このように書くと、何となく判った気になるのですが、実は宗教と道徳の境界線ってとても難しいと私は思
っています。私個人で感じていることは、道徳の根源には、宗教があると思っています。
道徳というわけですからね。道なわけでしょう。剣道・柔道・華道・茶道・弓道などなど、道がついて
ますね。道というのは、中国哲学でTAO(タオ)と表現され、真理を意味する言葉です。根源的なもの
を意味するのですね。ですから、剣道であれば、剣の分野で真理(根源的なもの)を追究するのです。
それらを突き詰めていくと、最終的に「生き方」が培われてくることとなります。つまり、剣道であれ
ば、剣の道という真理に生きるのです。ですから生き方とも関係してきますね。
どの道も、深く追求し極まってくると、おそらく真理は同じような部分に包摂されていくことでしょう。
だから真理と言われるんですが。
仏教でも同じように道があります。それが仏道。仏様となっていける道。生き方ですね。
東洋思想を考える時、「道」は結構重要なキーワードなのです。
そう考えると、道徳の深い部分を形成するのは真理ということです。徳とは、生き方からにじみ出てくる
風味みたいな、アバウトで表現し辛いものですね。良く、徳が高いなどと表現されることもありますが。
ですから道徳は、真理を説く宗教と深く関係していると理解いただけるのではなかろうか?と思います。

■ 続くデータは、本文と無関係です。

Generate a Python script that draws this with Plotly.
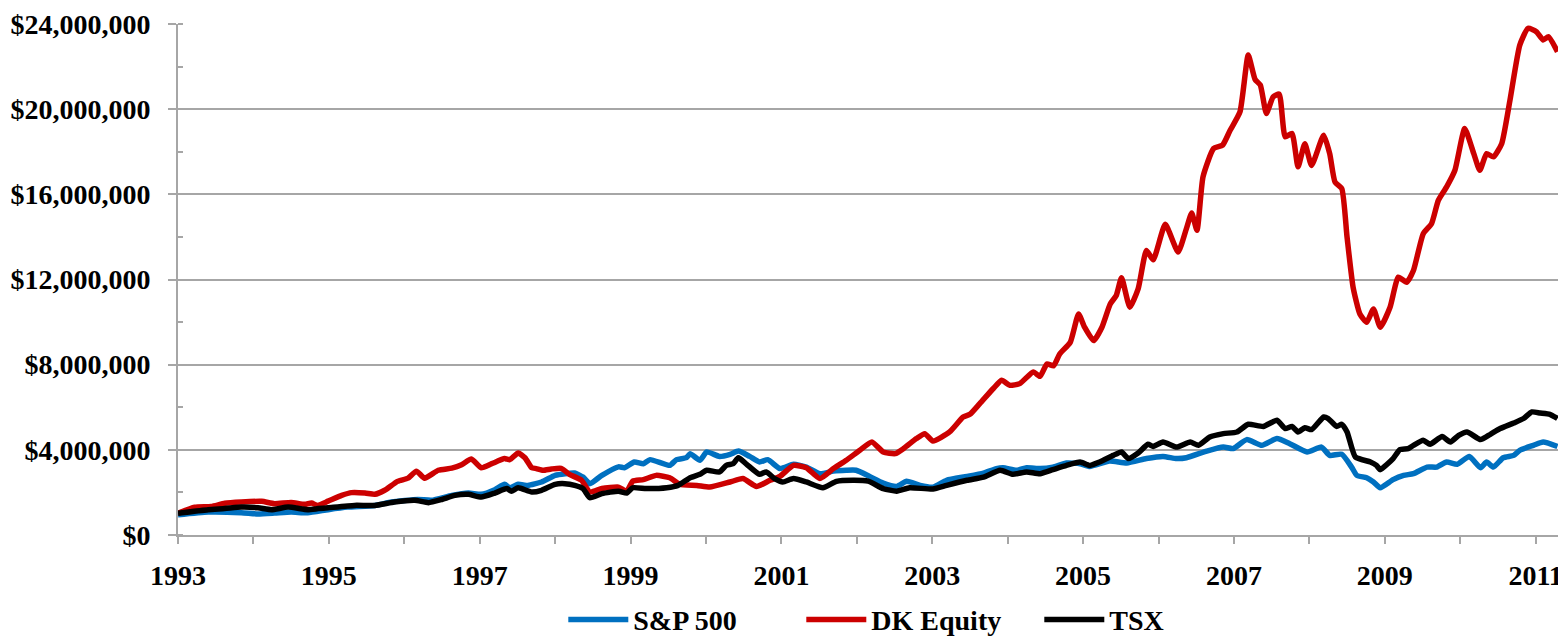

という訳で道徳の下地を為す宗教と、道徳の境界線って、実は簡単には分けられないのです。繋がっている
から。私の考えでは、宗教の延長線上に道徳がでてくるようなイメージですね。繋がっている。
だから、ここからは宗教で、ここからが道徳!ときっちり分けることができないわけです。
しかし、一般教誨で求められているのは、道徳なのです。ここら辺が難しい。
ただ、私も一応、宗教の表面的な部分の話をして、道徳的な感じを醸し出すよう努力してますが、
時に、鋭い質問などがあがることがあります。その時は、表面的な誤魔化しがきかないので、宗教的に
グッと入っていきますが、話を監視している監視員さん(刑務所の職員さん)から何もいわれないので、気
にしないでやってます。
きっと監視員さんが聞いていて、偏っていなぁと思う話があれば、後で何か言われるのでしょうね。
私はこれまで何も言われたことないけど。